The Wisconsin DOJ also identified Kenosha Police Officer Brittany Meronek as the third officer at the scene. She joined the department in January of this year, officials said.

All three officers have been placed on administrative leave during the investigation, authorities have previously said.

Blake's attorneys said during a news conference on Tuesday that the bullets struck Blake's spinal cord, resulting in the near-complete removal of his colon and small intestine, as well as damaging his kidney and liver.

The Wisconsin DOJ said its Division of Criminal Investigation is leading the investigation into the shooting, assisted by the Federal Bureau of Investigation, Wisconsin State Patrol and Kenosha County Sheriff’s Office, with all law enforcement agencies cooperating.
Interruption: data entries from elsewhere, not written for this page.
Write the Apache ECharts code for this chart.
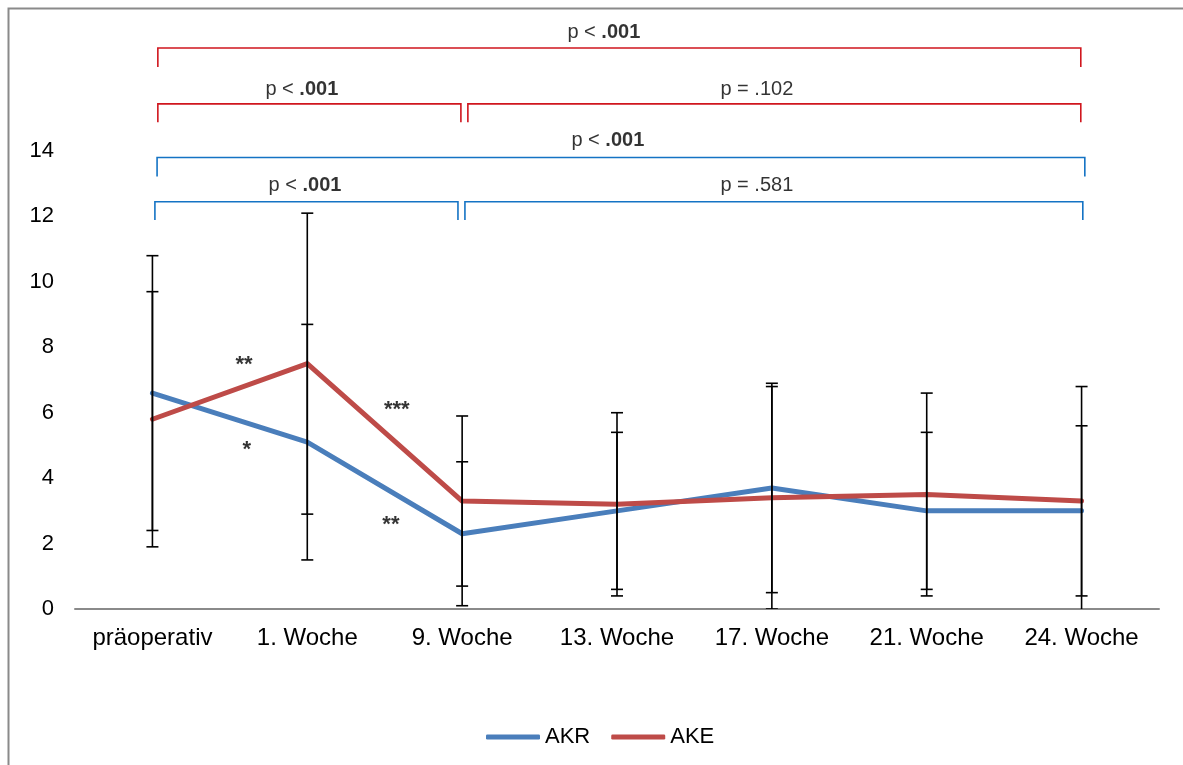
<!DOCTYPE html>
<html>
<head>
<meta charset="utf-8">
<script src="https://cdn.jsdelivr.net/npm/echarts@6/dist/echarts.min.js"></script>
<style>
  html, body { margin: 0; padding: 0; background: #fff; }
  #chart { width: 1183px; height: 765px; }
</style>
</head>
<body>
<div id="chart"></div>
<script>
// Zeitpunkte der Messung
const categories = ['präoperativ', '1. Woche', '9. Woche', '13. Woche', '17. Woche', '21. Woche', '24. Woche'];

// Mittelwerte und Standardabweichungen je Gruppe
const akrMean = [6.6, 5.1, 2.3, 3.0, 3.7, 3.0, 3.0];
const akrSD   = [4.2, 3.6, 2.2, 2.4, 3.2, 2.4, 2.6];
const akeMean = [5.8, 7.5, 3.3, 3.2, 3.4, 3.5, 3.3];
const akeSD   = [3.9, 4.6, 2.6, 2.8, 3.4, 3.1, 3.5];

// Y-Achse
const yTicks = [0, 2, 4, 6, 8, 10, 12, 14];

// Signifikanzklammern: [von, bis, Höhe der Klammer, Ende der Schenkel] in Kategorie-/Wert-Einheiten
const bracketsAKE = [
  [0.035, 5.995, 17.15, 16.57],
  [0.035, 1.992, 15.44, 14.88],
  [2.037, 5.995, 15.44, 14.88]
];
const bracketsAKR = [
  [0.030, 6.021, 13.80, 13.22],
  [0.016, 1.973, 12.45, 11.89],
  [2.018, 6.008, 12.45, 11.89]
];
// p-Werte: [x, y, Text]
const pLabelsAKE = [
  [2.915, 17.62, 'p < .001'],
  [0.965, 15.88, 'p < .001'],
  [3.903, 15.88, 'p = .102']
];
const pLabelsAKR = [
  [2.941, 14.32, 'p < .001'],
  [0.985, 12.95, 'p < .001'],
  [3.903, 12.95, 'p = .581']
];
// Sternchen zwischen den Zeitpunkten: [x, y, Text]
const stars = [
  [0.591, 7.45, '**'],
  [0.610, 4.85, '*'],
  [1.578, 6.07, '***'],
  [1.540, 2.56, '**']
];

const FONT = 'Liberation Sans, Arial, sans-serif';
const BLUE = '#4a7ebb';
const RED = '#be4b48';
const BR_RED = '#d0161e';
const BR_BLUE = '#1473c4';

function errorData(mean, sd) {
  return mean.map((m, i) => [i, m - sd[i], m + sd[i]]);
}

function renderError(params, api) {
  const x = api.value(0);
  const lo = api.coord([x, api.value(1)]);
  const hi = api.coord([x, api.value(2)]);
  const w = 6;
  const style = { stroke: '#000', lineWidth: 1.6 };
  return {
    type: 'group',
    children: [
      { type: 'line', shape: { x1: lo[0], y1: lo[1], x2: hi[0], y2: hi[1] }, style },
      { type: 'line', shape: { x1: lo[0] - w, y1: lo[1], x2: lo[0] + w, y2: lo[1] }, style },
      { type: 'line', shape: { x1: hi[0] - w, y1: hi[1], x2: hi[0] + w, y2: hi[1] }, style }
    ]
  };
}

function bracketRenderer(color) {
  return function (params, api) {
    const x0 = api.value(0), x1 = api.value(1), yl = api.value(2), yb = api.value(3);
    const pts = [api.coord([x0, yb]), api.coord([x0, yl]), api.coord([x1, yl]), api.coord([x1, yb])];
    return {
      type: 'polyline',
      shape: { points: pts },
      style: { stroke: color, lineWidth: 1.6, fill: null }
    };
  };
}

function pFormatter(p) {
  const t = p.data[2];
  const m = t.match(/^(p [<=] )(.+)$/);
  if (m && t.indexOf('<') >= 0) return '{n|' + m[1] + '}{b|' + m[2] + '}';
  return '{n|' + t + '}';
}

const pLabelStyle = {
  show: true,
  position: 'inside',
  formatter: pFormatter,
  rich: {
    n: { fontFamily: FONT, fontSize: 20, color: '#000' },
    b: { fontFamily: FONT, fontSize: 20, fontWeight: 'bold', color: '#000' }
  }
};

const chart = echarts.init(document.getElementById('chart'), null, { renderer: 'canvas' });

chart.setOption({
  animation: false,
  backgroundColor: '#fff',
  textStyle: { fontFamily: FONT },
  grid: { left: 75, right: 24, top: 151, bottom: 156, containLabel: false },
  graphic: [{
    type: 'rect',
    shape: { x: 8.5, y: 8.5, width: 1300, height: 900 },
    style: { fill: null, stroke: '#8a8a8a', lineWidth: 2 },
    silent: true
  }],
  legend: {
    data: ['AKR', 'AKE'],
    left: 481,
    top: 721,
    icon: 'roundRect',
    itemWidth: 54,
    itemHeight: 5,
    itemGap: 21,
    textStyle: { fontFamily: FONT, fontSize: 22, color: '#000' }
  },
  xAxis: [{
    type: 'category',
    data: categories,
    boundaryGap: true,
    axisLine: { lineStyle: { color: '#8a8a8a', width: 2 } },
    axisTick: { show: false },
    axisLabel: { color: '#000', fontFamily: FONT, fontSize: 24, margin: 17, interval: 0, hideOverlap: false }
  }, {
    type: 'value',
    min: -0.5,
    max: 6.5,
    show: false
  }],
  yAxis: {
    type: 'value',
    min: yTicks[0],
    max: yTicks[yTicks.length - 1],
    interval: 2,
    axisLine: { show: false },
    axisTick: { show: false },
    splitLine: { show: false },
    axisLabel: { color: '#000', fontFamily: FONT, fontSize: 22, margin: 21 }
  },
  series: [
    {
      name: 'AKR', type: 'line', data: akrMean, showSymbol: false, symbol: 'none',
      lineStyle: { color: BLUE, width: 5, cap: 'round', join: 'round' },
      itemStyle: { color: BLUE }, z: 3
    },
    {
      name: 'AKE', type: 'line', data: akeMean, showSymbol: false, symbol: 'none',
      lineStyle: { color: RED, width: 5, cap: 'round', join: 'round' },
      itemStyle: { color: RED }, z: 3
    },
    {
      name: 'AKR SD', type: 'custom', renderItem: renderError,
      data: errorData(akrMean, akrSD), encode: { x: 0, y: [1, 2] }, clip: true, z: 5, silent: true
    },
    {
      name: 'AKE SD', type: 'custom', renderItem: renderError,
      data: errorData(akeMean, akeSD), encode: { x: 0, y: [1, 2] }, clip: true, z: 5, silent: true
    },
    {
      name: 'AKE Klammern', type: 'custom', xAxisIndex: 1, renderItem: bracketRenderer(BR_RED),
      data: bracketsAKE, encode: { x: [0, 1], y: [2, 3] }, clip: false, silent: true
    },
    {
      name: 'AKR Klammern', type: 'custom', xAxisIndex: 1, renderItem: bracketRenderer(BR_BLUE),
      data: bracketsAKR, encode: { x: [0, 1], y: [2, 3] }, clip: false, silent: true
    },
    {
      name: 'p AKE', type: 'scatter', xAxisIndex: 1, symbolSize: 0,
      data: pLabelsAKE, label: pLabelStyle, clip: false, silent: true
    },
    {
      name: 'p AKR', type: 'scatter', xAxisIndex: 1, symbolSize: 0,
      data: pLabelsAKR, label: pLabelStyle, clip: false, silent: true
    },
    {
      name: 'Sterne', type: 'scatter', xAxisIndex: 1, symbolSize: 0,
      data: stars, clip: false, silent: true,
      label: {
        show: true, position: 'inside', formatter: p => p.data[2],
        fontFamily: FONT, fontSize: 22, fontWeight: 'bold', color: '#000'
      }
    }
  ]
});
</script>
</body>
</html>
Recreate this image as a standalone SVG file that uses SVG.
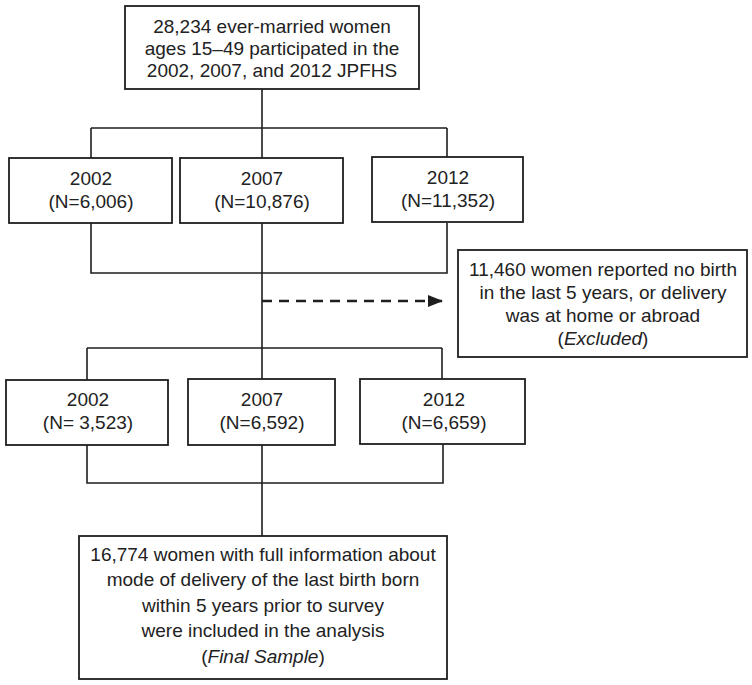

"DCI is continuing to review evidence and determine the facts of this incident and will turn over investigative reports to a prosecutor following a complete and thorough investigation," the DOJ said Friday.

When the DCI completes its investigation, the evidence is then turned over to the Kenosha County District Attorney’s Office. The DOJ said Friday that the DCI "aims to provide a report of the incident to the prosecutor within 30 days."

The DA's office is then tasked with determining whether the officers involved in the case committed any crimes, and whether those crimes can be proven beyond a reasonable doubt in a court of law. If those standards are both fulfilled, then the DA’s office will file criminal charges, Kenosha County District Attorney Michael D. Graveley said earlier in the week.

"If the prosecutor determines there is no basis for prosecution of the law enforcement officer, DCI will thereafter make the report available to the public," the DOJ said Friday.